Milliman wins this award for collaborative and innovative leadership on sustainability, for helping insurers better understand and quantify climate risks, and for supporting clients globally on this complex issue.
Climate change is not a problem that will be solved in silos and the judging panel praised the consultancy on creating the Milliman Climate Resilience Initiative (MCRI) and assembling a multi-disciplinary team from around the world to measure the most pressing risks and drive effective responses.
The MCRI's work includes joint initiatives with organisations such as the UN Development Programme, thought-leadership, webinars, podcasts and research reports.
In February, the Society of Actuaries and Milliman also announced the completion of the first certificate programme focused on measuring and managing climate risk for actuaries.
Milliman's collaborative leadership across sectors on climate risk and sustainability also stood out for the judges. Milliman's leadership on the Wildland-Urban Interface (WUI) Data Commons is an example of this.

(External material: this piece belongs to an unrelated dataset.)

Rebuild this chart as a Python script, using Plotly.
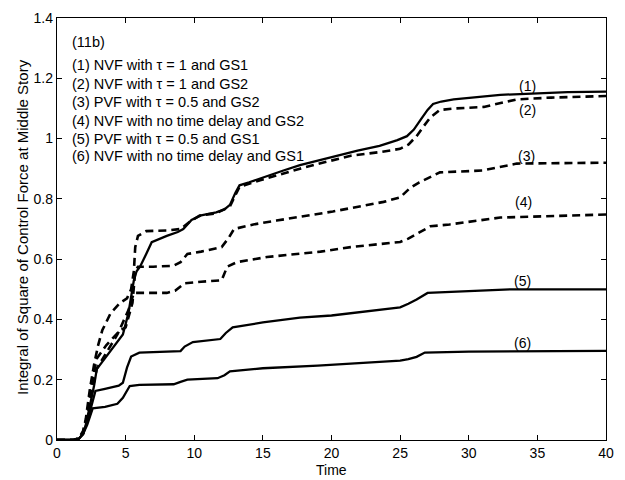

By creating a comprehensive, accessible database of verified parcel and community-level wildfire mitigations, the WUI Data Commons aims to make mitigation actions visible to homeowners, communities, re/insurers and risk modellers, with the goal of improving insurance availability and affordability.
Nancy Watkins, chair of the MCRI who is a principal and consulting actuary at Milliman, tells InsuranceERM how the consultancy is helping insurers embrace the complexity of sustainability through its proprietary complex causal risk approach. "In this way, we can help uncover the key drivers and relationships between sustainability and macroeconomic factors such as inflation and growth," says Watkins.
Secondly, she says Milliman is intensifying its focus on biodiversity risk, "where, to date, few reliable target operating models have been established".
Finally, Watkins comments: "The firm is helping produce more meaningful climate scenario testing by performing independent evaluations of available catastrophe and climate models, helping insurers manage new and diverse data sources, and adapting these models and data to meet the unique business needs of each insurer."